The dynamic job destination is useful for personal GVLs, but when starting large VMs for tutorials, having jobs use one CPU only is preferred (i.e. small datasets which don't benefit from parallelisation plus it makes things faster with lots of people on the same machine waiting for their jobs to run).

Thoughts? Does anyone have a preference either way?

jessicachung commented 7 years ago

Actually, the slowness I was experiencing with galaxy might have been caused by a slurm bug. In 4.2 beta, I can only get one slurm job to run at a time, even if they're only requesting 1 CPU and there are resources available (tested both with galaxy and on the command line).

We probably don't need to change the job_conf.xml. Just remember to manually change the default destination whenever you're starting a machine up for a workshop.

Slugger70 commented 7 years ago

So slurm might be blocking jobs on the basis that it by default blocks out a whole node per job unless you tell it otherwise.. In 4.1 we did that but may not have in 4.2.

Slugger70 commented 7 years ago

According to the slurm docs, we need to change select/linear to select/cons_res in the slurm config files in /etc... "In the case where select/cons_res is not enabled, the normal Slurm behaviors are not disrupted. The only changes, users see when using the select/cons_res plugin, are that jobs can be co-scheduled on nodes when resources permit it."

Slugger70 commented 7 years ago

The problem is that we already have this setting in our slurm conf.. hmmm.. Maybe ask Chris for advice Jess..

jessicachung commented 7 years ago

The slurm conf settings look identical to 4.1. I think I've narrowed it down to a systemctl/systemd issue. Will keep you updated.

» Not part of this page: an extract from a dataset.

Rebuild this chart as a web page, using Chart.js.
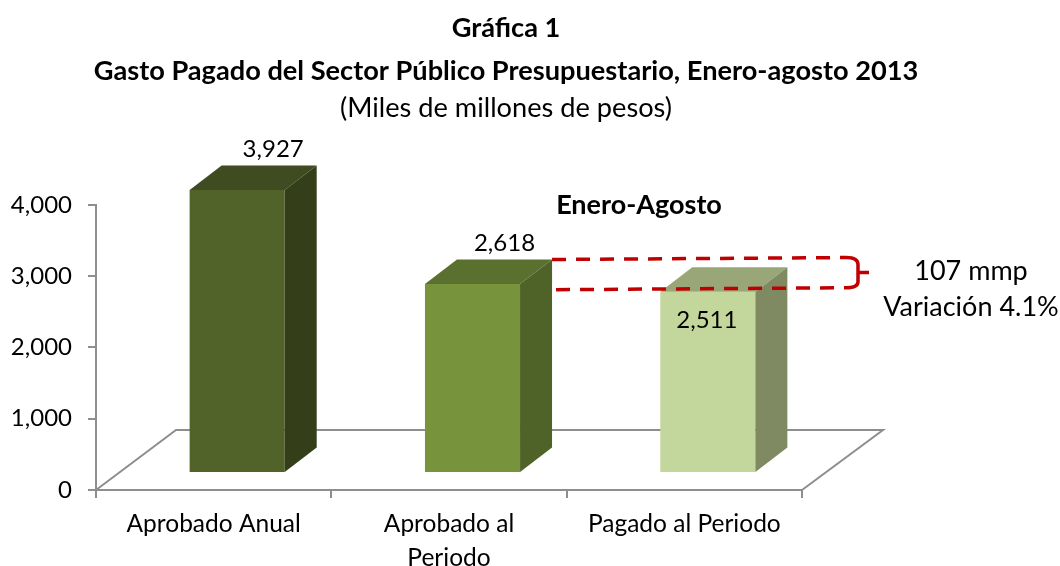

nuwang commented 7 years ago

Is the process for starting slurmctld different with systemd?: https://github.com/galaxyproject/cloudman/blob/master/cm/services/apps/jobmanagers/slurmctld.py#L169

jessicachung commented 7 years ago

Changing systemctl didn't fix the single job per node issue.

But yes, the PID is different for systemctl. I had to change the PID file location in /lib/systemd/system/slurmctld.service and /lib/systemd/system/slurmd.service. Also starting slurm up in cloudman results in systemctl thinking slurm isn't running, even though it is.

I'll ask the local slurm experts the next time I see them.

jessicachung commented 7 years ago

Talked to Ben and found the solution :)

The partition needs to be set to shared and jobs need to ask for a limited amount of memory.

In the slurm.conf file, add Shared=YES to the main partition.

PartitionName=main Nodes=master,placeholder Default=YES MaxTime=INFINITE State=UP Shared=YES

We also need to limit the amount of memory when submitting jobs, otherwise it asks for the max memory. We'll need to find a way to change the default MinMemoryNode.

nuwang commented 7 years ago

Great! We can fix this at the cloudman level, so we won't need to build a new image or fs. I'll change the slurm conf. template.

nuwang commented 7 years ago

Have just updated the buckets. Let me know whether all is ok.